Basel III Versus Basel II

Framework

Primary emphasis

Basel II

Risk-sensitive capital, supervisory review, and disclosure

Basel III

Higher-quality capital, buffers, leverage limits, liquidity standards, and post-crisis resilience

Basel III did not abandon risk-weighted assets. It strengthened the framework around them and added safeguards for risks that pre-crisis rules did not handle well enough.

Implementation and Basel III Final Reforms

Basel III has been revised and finalized over time. The final post-crisis reforms, sometimes called Basel IV in market shorthand, changed areas such as risk-weighted asset calculations, model constraints, output floors, operational risk, and disclosure. The Basel Committee's official framing treats those reforms as finalizing Basel III rather than creating a separate fourth accord.

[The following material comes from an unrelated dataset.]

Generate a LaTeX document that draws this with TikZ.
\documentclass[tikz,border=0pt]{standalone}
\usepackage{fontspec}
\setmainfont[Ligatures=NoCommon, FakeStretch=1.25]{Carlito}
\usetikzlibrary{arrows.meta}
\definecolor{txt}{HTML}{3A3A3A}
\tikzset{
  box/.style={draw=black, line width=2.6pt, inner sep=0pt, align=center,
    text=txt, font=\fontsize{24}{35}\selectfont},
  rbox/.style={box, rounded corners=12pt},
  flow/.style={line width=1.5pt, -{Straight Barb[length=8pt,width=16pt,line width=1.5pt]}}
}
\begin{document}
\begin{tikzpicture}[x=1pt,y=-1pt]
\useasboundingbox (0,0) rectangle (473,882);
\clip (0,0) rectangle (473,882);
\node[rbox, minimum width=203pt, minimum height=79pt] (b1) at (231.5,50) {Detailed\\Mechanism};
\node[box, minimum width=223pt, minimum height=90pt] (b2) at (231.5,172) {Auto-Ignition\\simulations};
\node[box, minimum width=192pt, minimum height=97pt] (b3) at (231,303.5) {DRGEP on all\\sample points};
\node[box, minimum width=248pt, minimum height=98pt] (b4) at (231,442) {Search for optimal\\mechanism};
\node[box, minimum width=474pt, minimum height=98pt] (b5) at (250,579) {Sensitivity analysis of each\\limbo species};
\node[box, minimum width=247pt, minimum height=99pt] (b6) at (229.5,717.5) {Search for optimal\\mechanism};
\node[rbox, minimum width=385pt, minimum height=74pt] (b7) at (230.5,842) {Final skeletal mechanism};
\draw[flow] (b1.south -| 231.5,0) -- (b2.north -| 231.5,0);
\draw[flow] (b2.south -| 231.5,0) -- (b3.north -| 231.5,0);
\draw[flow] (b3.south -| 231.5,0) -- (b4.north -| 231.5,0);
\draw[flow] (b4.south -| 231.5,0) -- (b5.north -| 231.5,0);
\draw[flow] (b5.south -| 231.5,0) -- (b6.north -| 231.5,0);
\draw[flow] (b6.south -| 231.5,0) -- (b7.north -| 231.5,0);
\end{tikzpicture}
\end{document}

Because national implementation matters, two banks in different jurisdictions may face different timing, calibration, or supervisory expectations. Investors should read bank disclosures and local regulatory rules, not just the global Basel label.

What Investors Watch

Investors focus on capital ratios, capital buffers, leverage ratios, liquidity ratios, and management's stated capital targets. They also watch whether regulatory changes reduce excess capital or force strategic adjustments. A bank with strong capital under current rules may still face pressure if final implementation increases risk-weighted assets or changes model treatment.

Common Misread

A common mistake is treating Basel III as one identical rulebook across all banks. The global framework sets standards, but domestic regulators decide the binding rules, phase-ins, reporting details, and supervisory expectations. A Basel III headline can therefore affect a U.S. regional bank, a European global bank, and an Asian lender in different ways.

Investor Takeaway

Basel III is the core post-crisis bank-resilience framework. Its purpose is safety and stability, but its market effect runs through bank balance sheets: how much capital banks need, how much liquidity they hold, what activities they prioritize, and how shareholders value bank earnings.